─── Dataset

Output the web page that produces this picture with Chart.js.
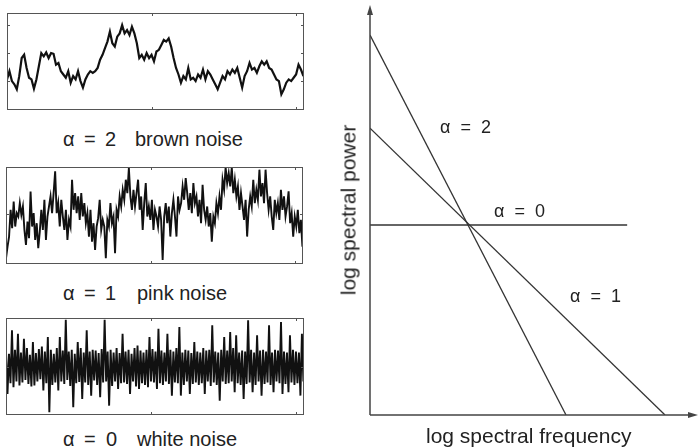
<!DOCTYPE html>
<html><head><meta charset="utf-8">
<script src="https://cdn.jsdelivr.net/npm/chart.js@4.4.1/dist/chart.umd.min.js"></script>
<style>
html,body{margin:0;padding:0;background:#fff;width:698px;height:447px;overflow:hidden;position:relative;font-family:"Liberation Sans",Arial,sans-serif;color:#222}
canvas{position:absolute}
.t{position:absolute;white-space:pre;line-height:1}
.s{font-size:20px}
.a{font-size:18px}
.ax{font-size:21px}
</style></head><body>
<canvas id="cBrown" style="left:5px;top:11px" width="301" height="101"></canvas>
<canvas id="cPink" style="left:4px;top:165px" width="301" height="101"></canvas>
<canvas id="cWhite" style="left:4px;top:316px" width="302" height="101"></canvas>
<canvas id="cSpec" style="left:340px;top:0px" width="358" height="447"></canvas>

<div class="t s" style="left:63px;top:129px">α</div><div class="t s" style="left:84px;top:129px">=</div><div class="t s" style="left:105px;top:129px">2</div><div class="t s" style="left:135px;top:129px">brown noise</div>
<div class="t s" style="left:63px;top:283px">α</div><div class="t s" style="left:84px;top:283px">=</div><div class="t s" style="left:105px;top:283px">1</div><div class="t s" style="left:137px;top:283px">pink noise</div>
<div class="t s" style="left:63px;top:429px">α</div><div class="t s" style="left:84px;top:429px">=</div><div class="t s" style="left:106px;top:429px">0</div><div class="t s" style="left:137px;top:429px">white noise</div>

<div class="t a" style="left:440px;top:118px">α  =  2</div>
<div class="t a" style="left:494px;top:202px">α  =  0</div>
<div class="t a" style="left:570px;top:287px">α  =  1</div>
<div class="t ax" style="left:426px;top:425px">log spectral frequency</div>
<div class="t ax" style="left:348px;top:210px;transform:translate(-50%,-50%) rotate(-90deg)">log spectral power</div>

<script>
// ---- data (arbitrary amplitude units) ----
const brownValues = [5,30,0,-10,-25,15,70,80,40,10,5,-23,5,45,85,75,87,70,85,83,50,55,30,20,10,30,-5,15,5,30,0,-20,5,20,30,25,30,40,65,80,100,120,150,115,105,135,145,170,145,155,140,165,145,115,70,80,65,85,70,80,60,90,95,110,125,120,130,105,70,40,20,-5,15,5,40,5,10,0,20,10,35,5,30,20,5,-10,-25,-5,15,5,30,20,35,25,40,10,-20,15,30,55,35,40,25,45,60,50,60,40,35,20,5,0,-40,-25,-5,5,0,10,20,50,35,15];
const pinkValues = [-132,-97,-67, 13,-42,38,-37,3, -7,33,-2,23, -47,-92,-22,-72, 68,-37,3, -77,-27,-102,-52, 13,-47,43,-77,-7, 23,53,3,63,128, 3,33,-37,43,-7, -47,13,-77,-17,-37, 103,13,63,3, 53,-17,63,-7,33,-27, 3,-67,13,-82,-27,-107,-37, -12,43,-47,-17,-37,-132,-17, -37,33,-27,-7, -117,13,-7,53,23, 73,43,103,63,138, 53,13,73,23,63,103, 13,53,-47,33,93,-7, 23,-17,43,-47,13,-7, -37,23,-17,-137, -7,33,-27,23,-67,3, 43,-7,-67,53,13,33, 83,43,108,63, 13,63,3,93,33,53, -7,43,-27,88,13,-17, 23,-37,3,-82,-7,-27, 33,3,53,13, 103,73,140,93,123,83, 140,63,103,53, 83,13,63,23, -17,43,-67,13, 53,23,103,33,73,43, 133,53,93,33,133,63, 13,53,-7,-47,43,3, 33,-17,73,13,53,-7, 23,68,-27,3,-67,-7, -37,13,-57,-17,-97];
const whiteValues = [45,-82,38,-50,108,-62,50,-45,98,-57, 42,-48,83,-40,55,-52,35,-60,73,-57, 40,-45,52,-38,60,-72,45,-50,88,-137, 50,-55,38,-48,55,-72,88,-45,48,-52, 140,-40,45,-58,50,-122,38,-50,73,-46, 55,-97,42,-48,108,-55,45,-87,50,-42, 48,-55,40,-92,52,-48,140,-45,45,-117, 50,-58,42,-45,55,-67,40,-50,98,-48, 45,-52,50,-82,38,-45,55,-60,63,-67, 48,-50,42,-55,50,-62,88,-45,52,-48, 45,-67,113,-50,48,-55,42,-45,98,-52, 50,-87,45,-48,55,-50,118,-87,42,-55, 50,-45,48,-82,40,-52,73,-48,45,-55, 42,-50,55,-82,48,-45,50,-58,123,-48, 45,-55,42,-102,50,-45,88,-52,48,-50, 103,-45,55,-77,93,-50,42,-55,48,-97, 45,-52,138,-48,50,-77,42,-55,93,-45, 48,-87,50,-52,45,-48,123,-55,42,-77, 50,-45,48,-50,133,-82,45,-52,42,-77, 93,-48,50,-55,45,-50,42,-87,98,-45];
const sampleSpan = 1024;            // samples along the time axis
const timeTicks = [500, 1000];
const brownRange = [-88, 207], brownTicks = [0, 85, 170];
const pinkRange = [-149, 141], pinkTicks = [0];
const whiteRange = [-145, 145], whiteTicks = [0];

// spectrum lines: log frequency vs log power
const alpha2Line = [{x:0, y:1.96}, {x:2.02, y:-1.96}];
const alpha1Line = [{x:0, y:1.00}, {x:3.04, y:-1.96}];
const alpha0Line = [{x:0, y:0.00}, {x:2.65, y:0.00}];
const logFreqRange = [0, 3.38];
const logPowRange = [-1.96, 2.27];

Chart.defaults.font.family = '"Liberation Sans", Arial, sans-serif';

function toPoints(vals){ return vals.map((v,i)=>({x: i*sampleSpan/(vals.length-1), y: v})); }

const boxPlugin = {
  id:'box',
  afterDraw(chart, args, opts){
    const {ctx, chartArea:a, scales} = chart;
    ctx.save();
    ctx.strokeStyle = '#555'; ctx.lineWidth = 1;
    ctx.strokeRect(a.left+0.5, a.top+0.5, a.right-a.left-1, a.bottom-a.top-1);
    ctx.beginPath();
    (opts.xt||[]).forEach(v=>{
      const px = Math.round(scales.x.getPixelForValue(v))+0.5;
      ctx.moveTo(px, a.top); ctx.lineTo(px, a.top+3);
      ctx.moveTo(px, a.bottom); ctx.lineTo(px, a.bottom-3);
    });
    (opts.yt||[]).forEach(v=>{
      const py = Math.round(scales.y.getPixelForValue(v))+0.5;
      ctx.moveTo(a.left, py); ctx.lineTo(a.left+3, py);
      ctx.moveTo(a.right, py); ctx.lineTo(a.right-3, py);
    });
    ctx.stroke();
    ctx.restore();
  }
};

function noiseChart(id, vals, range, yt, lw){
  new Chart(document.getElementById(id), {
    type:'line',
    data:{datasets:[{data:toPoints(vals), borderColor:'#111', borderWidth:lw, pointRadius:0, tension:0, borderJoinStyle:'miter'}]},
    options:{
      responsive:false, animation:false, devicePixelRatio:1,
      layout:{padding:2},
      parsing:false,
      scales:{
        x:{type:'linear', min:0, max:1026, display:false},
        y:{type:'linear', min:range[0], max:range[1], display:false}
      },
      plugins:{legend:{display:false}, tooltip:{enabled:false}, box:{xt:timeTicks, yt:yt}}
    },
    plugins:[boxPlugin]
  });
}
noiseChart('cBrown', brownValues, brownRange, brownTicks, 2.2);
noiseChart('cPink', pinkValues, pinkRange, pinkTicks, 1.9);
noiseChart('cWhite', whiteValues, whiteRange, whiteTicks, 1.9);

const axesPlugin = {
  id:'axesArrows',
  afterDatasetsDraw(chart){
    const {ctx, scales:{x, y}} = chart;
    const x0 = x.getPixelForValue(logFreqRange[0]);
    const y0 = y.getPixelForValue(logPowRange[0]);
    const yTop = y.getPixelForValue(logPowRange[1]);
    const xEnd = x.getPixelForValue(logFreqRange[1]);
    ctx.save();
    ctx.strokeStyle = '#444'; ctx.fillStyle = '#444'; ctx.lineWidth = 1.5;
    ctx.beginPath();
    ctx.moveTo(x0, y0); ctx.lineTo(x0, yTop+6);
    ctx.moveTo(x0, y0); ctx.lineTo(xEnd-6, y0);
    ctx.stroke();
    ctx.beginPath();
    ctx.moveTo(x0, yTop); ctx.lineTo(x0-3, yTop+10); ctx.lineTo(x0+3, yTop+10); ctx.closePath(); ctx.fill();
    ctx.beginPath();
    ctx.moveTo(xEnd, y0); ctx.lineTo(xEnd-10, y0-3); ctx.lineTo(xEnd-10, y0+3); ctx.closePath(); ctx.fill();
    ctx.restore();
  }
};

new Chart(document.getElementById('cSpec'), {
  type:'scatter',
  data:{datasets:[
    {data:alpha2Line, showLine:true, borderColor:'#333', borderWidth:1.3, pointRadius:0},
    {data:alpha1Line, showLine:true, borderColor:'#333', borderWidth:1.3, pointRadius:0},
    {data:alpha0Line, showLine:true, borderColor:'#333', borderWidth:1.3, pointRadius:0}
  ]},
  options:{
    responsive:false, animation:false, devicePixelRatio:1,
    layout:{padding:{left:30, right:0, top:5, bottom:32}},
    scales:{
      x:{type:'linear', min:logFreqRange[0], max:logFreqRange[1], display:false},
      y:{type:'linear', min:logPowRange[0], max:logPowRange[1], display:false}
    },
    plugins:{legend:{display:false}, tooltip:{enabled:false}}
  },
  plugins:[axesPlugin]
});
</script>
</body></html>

──────
─── Dataset

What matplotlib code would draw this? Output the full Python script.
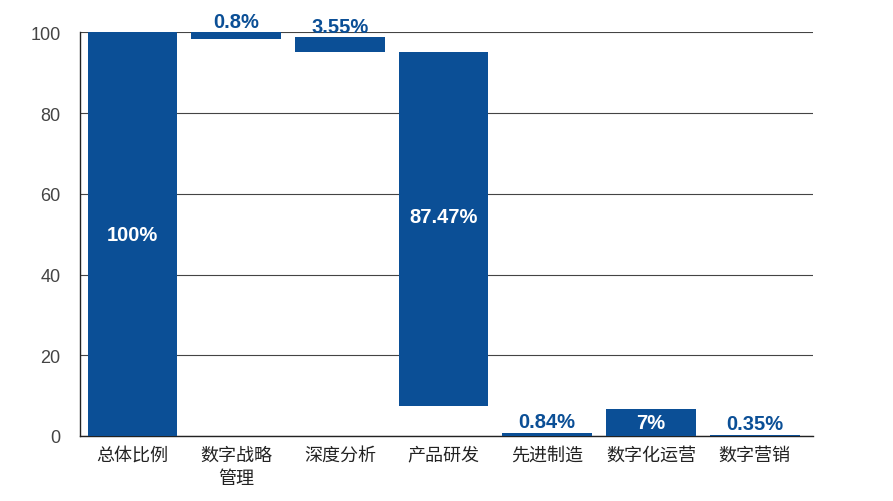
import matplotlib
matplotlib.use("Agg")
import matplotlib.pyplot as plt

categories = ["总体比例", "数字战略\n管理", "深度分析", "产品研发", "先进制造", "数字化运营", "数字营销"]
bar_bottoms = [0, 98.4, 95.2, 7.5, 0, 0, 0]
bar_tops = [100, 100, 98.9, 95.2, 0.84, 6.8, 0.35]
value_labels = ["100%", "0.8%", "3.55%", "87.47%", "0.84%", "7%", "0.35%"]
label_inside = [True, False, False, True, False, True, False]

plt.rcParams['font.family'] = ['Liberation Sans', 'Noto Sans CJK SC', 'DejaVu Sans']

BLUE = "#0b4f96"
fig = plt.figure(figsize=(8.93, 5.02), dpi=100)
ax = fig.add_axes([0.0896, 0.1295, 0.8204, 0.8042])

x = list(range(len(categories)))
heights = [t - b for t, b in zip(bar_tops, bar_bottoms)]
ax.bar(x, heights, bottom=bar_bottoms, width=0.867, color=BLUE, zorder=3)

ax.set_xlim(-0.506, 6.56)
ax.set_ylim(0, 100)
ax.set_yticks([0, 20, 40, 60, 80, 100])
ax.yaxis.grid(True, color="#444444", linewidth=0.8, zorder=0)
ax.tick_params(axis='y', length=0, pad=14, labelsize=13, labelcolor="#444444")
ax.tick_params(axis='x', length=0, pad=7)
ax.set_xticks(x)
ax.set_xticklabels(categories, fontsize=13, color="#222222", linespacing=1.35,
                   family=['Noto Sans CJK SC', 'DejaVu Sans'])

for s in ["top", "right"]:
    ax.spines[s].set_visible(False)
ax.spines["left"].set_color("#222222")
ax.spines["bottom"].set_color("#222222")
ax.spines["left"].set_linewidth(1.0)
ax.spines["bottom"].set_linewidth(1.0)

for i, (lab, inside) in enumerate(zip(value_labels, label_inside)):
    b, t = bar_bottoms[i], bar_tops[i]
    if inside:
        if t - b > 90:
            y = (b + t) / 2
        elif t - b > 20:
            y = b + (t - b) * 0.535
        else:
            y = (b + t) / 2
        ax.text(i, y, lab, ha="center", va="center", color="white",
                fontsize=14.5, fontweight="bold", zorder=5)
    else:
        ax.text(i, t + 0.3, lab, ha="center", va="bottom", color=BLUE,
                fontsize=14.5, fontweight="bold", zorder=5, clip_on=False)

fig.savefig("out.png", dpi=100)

──────

● Direction
Restate word for word the lines that begin at the one with "What matplotlib code" and end at the one with "width=0.867, color=BLUE, zorder=3)", including both, and leave every picture aside.

● Exercise solution
What matplotlib code would draw this? Output the full Python script.
import matplotlib
matplotlib.use("Agg")
import matplotlib.pyplot as plt

categories = ["总体比例", "数字战略\n管理", "深度分析", "产品研发", "先进制造", "数字化运营", "数字营销"]
bar_bottoms = [0, 98.4, 95.2, 7.5, 0, 0, 0]
bar_tops = [100, 100, 98.9, 95.2, 0.84, 6.8, 0.35]
value_labels = ["100%", "0.8%", "3.55%", "87.47%", "0.84%", "7%", "0.35%"]
label_inside = [True, False, False, True, False, True, False]

plt.rcParams['font.family'] = ['Liberation Sans', 'Noto Sans CJK SC', 'DejaVu Sans']

BLUE = "#0b4f96"
fig = plt.figure(figsize=(8.93, 5.02), dpi=100)
ax = fig.add_axes([0.0896, 0.1295, 0.8204, 0.8042])

x = list(range(len(categories)))
heights = [t - b for t, b in zip(bar_tops, bar_bottoms)]
ax.bar(x, heights, bottom=bar_bottoms, width=0.867, color=BLUE, zorder=3)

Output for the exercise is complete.